◆ Goal: Using the listing below, please gather every line containing the word "that".

◆ Records for this task:
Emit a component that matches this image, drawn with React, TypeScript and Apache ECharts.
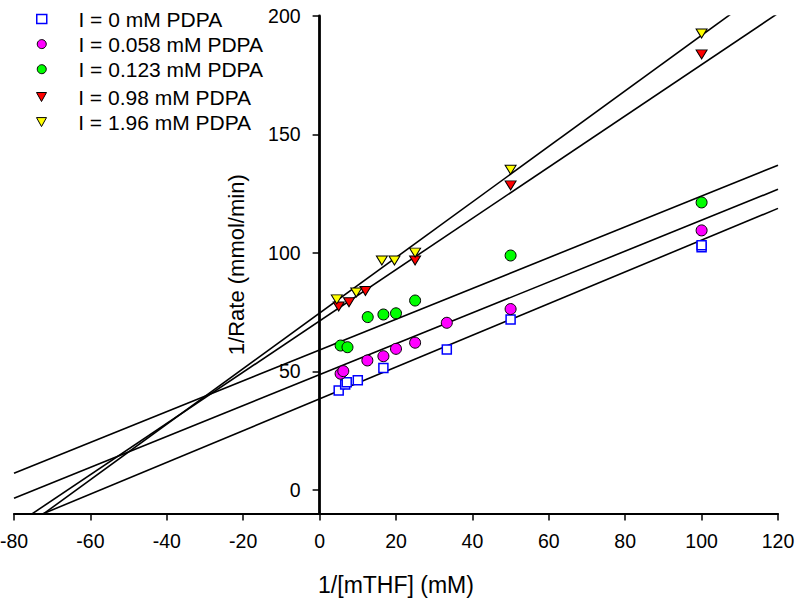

---

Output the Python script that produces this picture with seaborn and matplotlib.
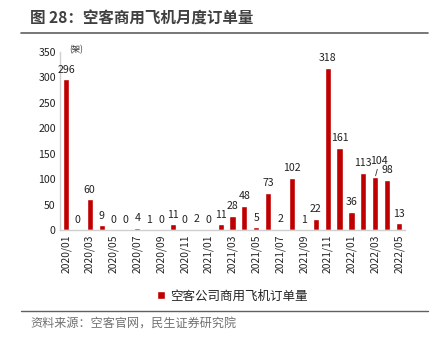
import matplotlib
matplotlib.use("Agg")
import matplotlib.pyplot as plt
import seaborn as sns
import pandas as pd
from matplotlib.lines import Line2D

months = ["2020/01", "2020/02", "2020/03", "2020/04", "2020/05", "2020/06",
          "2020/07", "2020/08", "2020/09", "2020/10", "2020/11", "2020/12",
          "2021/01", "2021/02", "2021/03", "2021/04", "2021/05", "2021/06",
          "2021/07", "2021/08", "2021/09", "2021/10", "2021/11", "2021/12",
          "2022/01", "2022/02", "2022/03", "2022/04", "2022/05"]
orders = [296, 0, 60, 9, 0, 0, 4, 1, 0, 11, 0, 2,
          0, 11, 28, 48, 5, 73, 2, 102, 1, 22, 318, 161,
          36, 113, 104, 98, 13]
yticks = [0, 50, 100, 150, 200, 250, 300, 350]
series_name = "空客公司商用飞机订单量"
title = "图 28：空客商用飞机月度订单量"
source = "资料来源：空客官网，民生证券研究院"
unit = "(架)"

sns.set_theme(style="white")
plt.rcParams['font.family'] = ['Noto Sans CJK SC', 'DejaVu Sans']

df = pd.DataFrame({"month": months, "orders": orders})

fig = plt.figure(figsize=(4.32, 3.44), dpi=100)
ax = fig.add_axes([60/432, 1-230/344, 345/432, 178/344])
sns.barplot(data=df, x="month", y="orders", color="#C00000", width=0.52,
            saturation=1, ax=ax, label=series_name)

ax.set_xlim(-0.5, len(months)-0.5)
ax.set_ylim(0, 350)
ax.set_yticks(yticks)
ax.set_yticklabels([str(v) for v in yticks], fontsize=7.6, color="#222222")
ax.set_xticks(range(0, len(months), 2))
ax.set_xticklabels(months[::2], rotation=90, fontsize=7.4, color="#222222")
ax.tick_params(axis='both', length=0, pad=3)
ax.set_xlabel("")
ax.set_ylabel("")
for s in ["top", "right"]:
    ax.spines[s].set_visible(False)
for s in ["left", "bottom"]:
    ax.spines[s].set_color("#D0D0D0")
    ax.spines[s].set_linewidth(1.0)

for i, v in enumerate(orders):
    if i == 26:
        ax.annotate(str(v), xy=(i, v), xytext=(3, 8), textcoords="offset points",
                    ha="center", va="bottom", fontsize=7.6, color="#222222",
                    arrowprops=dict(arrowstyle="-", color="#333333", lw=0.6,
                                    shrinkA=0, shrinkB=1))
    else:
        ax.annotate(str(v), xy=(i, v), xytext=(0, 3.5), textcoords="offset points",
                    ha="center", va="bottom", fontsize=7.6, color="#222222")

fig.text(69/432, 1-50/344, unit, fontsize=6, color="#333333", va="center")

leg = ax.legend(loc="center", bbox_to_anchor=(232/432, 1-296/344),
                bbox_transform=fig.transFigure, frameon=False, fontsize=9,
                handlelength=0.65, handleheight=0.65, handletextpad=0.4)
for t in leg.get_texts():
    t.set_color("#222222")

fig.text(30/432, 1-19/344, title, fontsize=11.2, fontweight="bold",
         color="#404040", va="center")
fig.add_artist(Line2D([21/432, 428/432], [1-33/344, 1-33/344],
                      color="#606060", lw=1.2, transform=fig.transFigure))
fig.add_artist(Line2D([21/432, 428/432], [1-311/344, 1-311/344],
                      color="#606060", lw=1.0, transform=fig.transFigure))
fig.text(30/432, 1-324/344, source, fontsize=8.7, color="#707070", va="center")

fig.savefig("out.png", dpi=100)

◆ Task solution:
Emit a component that matches this image, drawn with React, TypeScript and Apache ECharts.
Output the Python script that produces this picture with seaborn and matplotlib.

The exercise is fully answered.